What it all comes down to (spoiler alert) is a belief in and a trust in God. That's what Marino is selling. The God of Abraham, Isaac, and Joseph, a Christian God. Not Allah, not Brahma, not Thor, not Torgasoak, not . . . but you get the idea. Perhaps because Marino has devoted so much of his scholarly life to Kierkegaard and because he was raised Catholic, he uses Kierkegaard to justify and explain his own faith. According to Kierkegaard, "we need God to teach us how thoroughly depraved we are. Faith is the opposite of sin, and paradoxically it requires faith to understand we are sinners." I'm sorry. I don't think I have black spots on my soul. I don't think we're all sinners.

Kierkegaard is famous for the phrase "leap of faith," which he never used himself. But he affirmed that one could know God—again, the Christian God—only through such a leap, not through logic, not through doctrine. But it assumes there is something to know. It assumes there is a God to know, to love, to believe in.

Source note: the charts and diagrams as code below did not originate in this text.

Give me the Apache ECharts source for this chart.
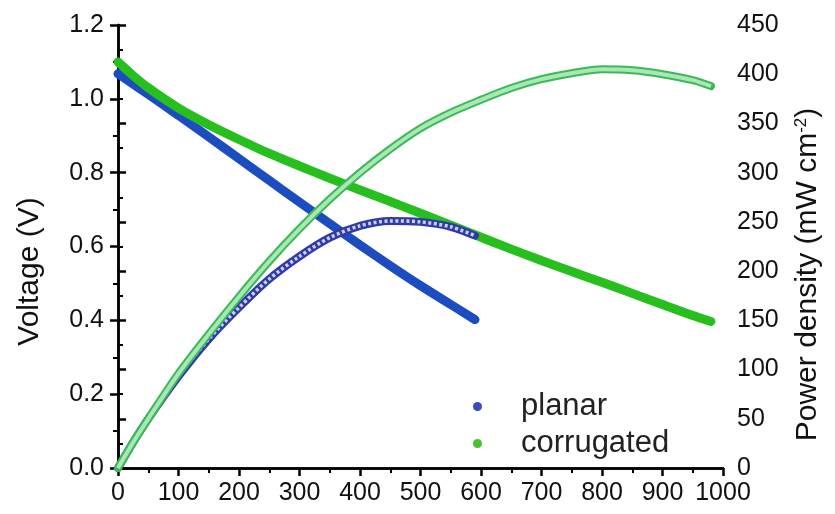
<!DOCTYPE html>
<html>
<head>
<meta charset="utf-8">
<script src="https://cdn.jsdelivr.net/npm/echarts@6/dist/echarts.min.js"></script>
<style>
html,body{margin:0;padding:0;background:#fff;}
#chart{width:835px;height:514px;}
</style>
</head>
<body>
<div id="chart"></div>
<script>
// Current density (mA cm^-2)
const planarCurrent = [0, 25, 50, 100, 150, 200, 250, 300, 350, 400, 450, 500, 550, 590];
const planarVoltage = [1.068, 1.04, 1.012, 0.955, 0.897, 0.838, 0.779, 0.72, 0.662, 0.604, 0.548, 0.494, 0.443, 0.402];
const planarPower = [0, 26, 50, 93, 131, 163, 192, 215, 234, 246, 251, 250, 245, 236];

const corrugatedCurrent = [0, 25, 50, 100, 150, 200, 250, 300, 350, 400, 450, 500, 550, 600, 650, 700, 750, 800, 850, 900, 950, 980];
const corrugatedVoltage = [1.10, 1.063, 1.03, 0.975, 0.93, 0.89, 0.852, 0.818, 0.785, 0.753, 0.722, 0.69, 0.658, 0.625, 0.593, 0.562, 0.532, 0.503, 0.473, 0.443, 0.413, 0.397];
const corrugatedPower = [0, 26, 50, 96, 136, 174, 210, 243, 273, 300, 324, 345, 361, 374, 386, 395, 401, 405, 404, 400, 394, 388];

const legendNames = ['planar', 'corrugated'];
const leftAxisName = 'Voltage (V)';
const rightAxisName = 'Power density (mW cm{sup|-2})';

const FONT = 'Liberation Sans, Arial, sans-serif';

function zip(xs, ys) { return xs.map((x, i) => [x, ys[i]]); }

const chart = echarts.init(document.getElementById('chart'), null, {renderer: 'canvas'});

const axisLine = {show: true, lineStyle: {color: '#000', width: 2.5}};
const axisTick = {show: true, inside: false, length: 8, lineStyle: {color: '#000', width: 2.5}};
const minorTick = {show: true, splitNumber: 2, length: 5, lineStyle: {color: '#000', width: 2}};
const axisLabel = {color: '#111', fontSize: 25, fontFamily: FONT};
const SMOOTH = 0.3;

const option = {
  animation: false,
  backgroundColor: '#fff',
  grid: {left: 118, right: 112, top: 25, bottom: 46, containLabel: false},
  legend: {
    orient: 'vertical',
    left: 468,
    top: 386,
    itemWidth: 9,
    itemHeight: 9,
    itemGap: 6,
    selectedMode: false,
    textStyle: {fontSize: 31, fontFamily: FONT, color: '#222', padding: [0, 0, 0, 34]},
    data: [
      {name: legendNames[0], icon: 'circle', itemStyle: {color: '#3c4cb8'}},
      {name: legendNames[1], icon: 'circle', itemStyle: {color: '#4cc030'}}
    ]
  },
  xAxis: [
    {
      type: 'value', min: 0, max: 1000, interval: 100, position: 'bottom',
      axisLine, axisTick, minorTick,
      axisLabel: Object.assign({margin: 13, formatter: v => String(v)}, axisLabel),
      splitLine: {show: false}
    },
    {
      type: 'value', min: 0, max: 1000, interval: 100, position: 'top',
      axisLine, axisTick: {show: false}, axisLabel: {show: false}, splitLine: {show: false}
    }
  ],
  yAxis: [
    {
      type: 'value', min: 0, max: 1.2, interval: 0.2, position: 'left',
      name: leftAxisName, nameLocation: 'middle', nameGap: 73, nameRotate: 90,
      nameTextStyle: {fontSize: 30, fontFamily: FONT, color: '#111', padding: [0, 50, 0, 0]},
      axisLine, axisTick, minorTick,
      axisLabel: Object.assign({margin: 14, formatter: v => v.toFixed(1)}, axisLabel),
      splitLine: {show: false}
    },
    {
      type: 'value', min: 0, max: 450, interval: 50, position: 'right',
      name: rightAxisName, nameLocation: 'middle', nameGap: 70, nameRotate: 90,
      nameTextStyle: {fontSize: 30, fontFamily: FONT, color: '#111', padding: [0, 56, 0, 0],
        rich: {sup: {fontSize: 17, fontFamily: FONT, color: '#111', verticalAlign: 'top', padding: [0, 0, 12, 0]}}},
      axisLine, axisTick, minorTick,
      axisLabel: Object.assign({margin: 14, formatter: v => String(v)}, axisLabel),
      splitLine: {show: false}
    }
  ],
  series: [
    {
      name: legendNames[0], type: 'line', xAxisIndex: 0, yAxisIndex: 0, z: 2,
      data: zip(planarCurrent, planarVoltage), smooth: SMOOTH, showSymbol: false,
      lineStyle: {color: '#1c4dc0', width: 9, cap: 'round'}
    },
    {
      name: legendNames[1], type: 'line', xAxisIndex: 0, yAxisIndex: 0, z: 2,
      data: zip(corrugatedCurrent, corrugatedVoltage), smooth: SMOOTH, showSymbol: false,
      lineStyle: {color: '#26bf1e', width: 9, cap: 'round'}
    },
    {
      name: 'planar power', type: 'line', xAxisIndex: 0, yAxisIndex: 1, z: 3,
      data: zip(planarCurrent, planarPower), smooth: SMOOTH, showSymbol: false,
      lineStyle: {color: '#2f3aa8', width: 8, cap: 'round'}
    },
    {
      name: 'planar power inner', type: 'line', xAxisIndex: 0, yAxisIndex: 1, z: 4,
      data: zip(planarCurrent, planarPower), smooth: SMOOTH, showSymbol: false,
      lineStyle: {color: '#c8d0f4', width: 3.5, type: [3, 2.5]}
    },
    {
      name: 'corrugated power', type: 'line', xAxisIndex: 0, yAxisIndex: 1, z: 5,
      data: zip(corrugatedCurrent, corrugatedPower), smooth: SMOOTH, showSymbol: false,
      lineStyle: {color: '#3cb85a', width: 8, cap: 'round'}
    },
    {
      name: 'corrugated power inner', type: 'line', xAxisIndex: 0, yAxisIndex: 1, z: 6,
      data: zip(corrugatedCurrent, corrugatedPower), smooth: SMOOTH, showSymbol: false,
      lineStyle: {color: '#a8e8b2', width: 4}
    }
  ]
};
chart.setOption(option);
</script>
</body>
</html>
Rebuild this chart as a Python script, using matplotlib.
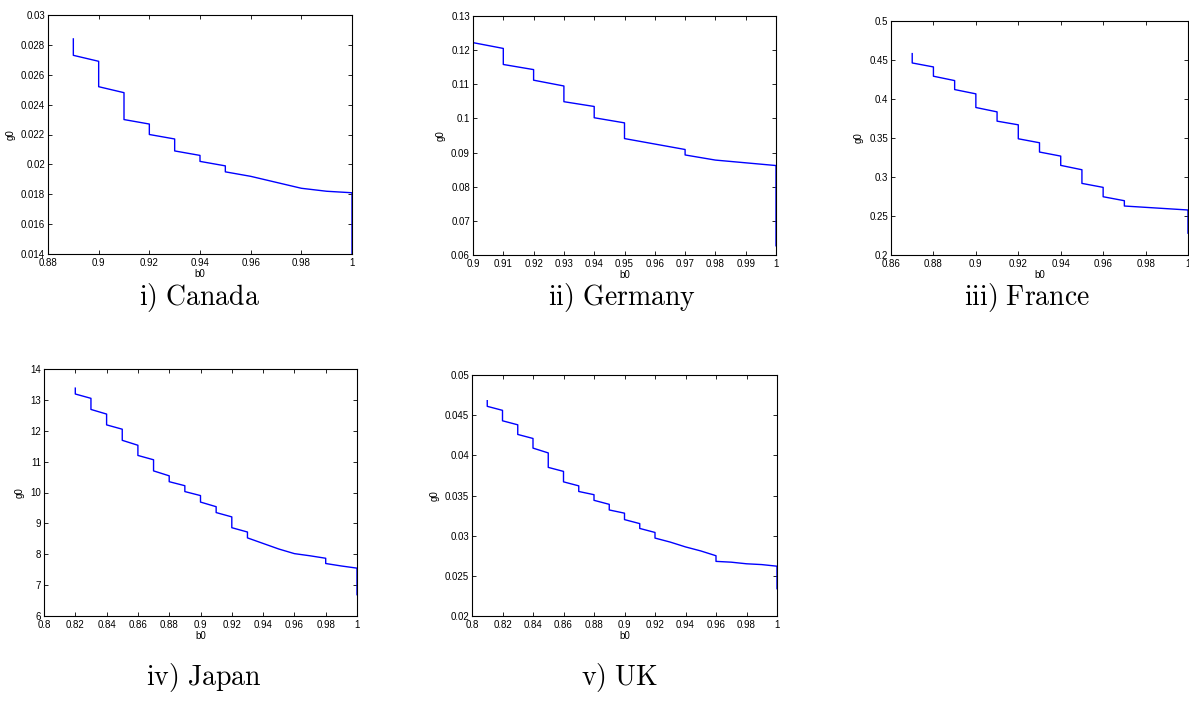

But why not take a leap of faith into knowing that you will be reincarnated? It would explain why bad things happen to good people—they're being punished for an offense committed in an earlier life. It would mean that there are a finite number of souls available—sometimes you come back as a dog or a cockroach, sometimes as a better person—rather than new souls having to be created constantly. (Where are these souls coming from?) Reincarnation, after all, is something millions of people believe it. Why not you?

When does magical thinking become superstition become faith? Or are they all flavors of the same thing? According to Marino, you have to accept faith on faith. "[T]here is no argument from Kierkegaard for faith. In fact, he warns that offering a defense of faith is a sin against faith, akin to offering a brief to prove that you love your spouse." That from a man who broke off his engagement and never married. In any case, the argument sounds both closed and circular to me. You have to believe because you believe.

What about the subtitle, living authentically in an inauthentic age? Well, the book has a whole chapter titled "Authenticity." But wait. I question: What is an inauthentic age? What makes this age inauthentic? Was there ever an authentic age? Marino himself asks, what does it mean to live "authentically"? What's the difference between sincerity and authenticity? 

Well, "to become authentic is to become yourself." Or as Camus wrote, "Above all, in order to be, never try to seem." This appears to come down to the Shakespearian, "To thine own self be true." And yet, and yet. Does the mask you wear make you inauthentic, or is it just one aspect of your authentic self, one of many? 

As you can tell, I fought with The Existentialist's Survival Guide all the way through. I disagreed with Marino in large ways and small, delighted with myself when I could see a flaw in the logic, frustrated by his dependence on Kierkegaard's cockamamie arguments. For that and more, I recommend the book. I don't think it tells you how to live authentically in an inauthentic age, but for Christian believers it should provide intellectual comfort. And for non-believers, we're back to St. Thomas Aquinas: "To one who has faith in God, no explanation is necessary. To one who has no faith, no explanation is possible." Just take it on faith. Trust me.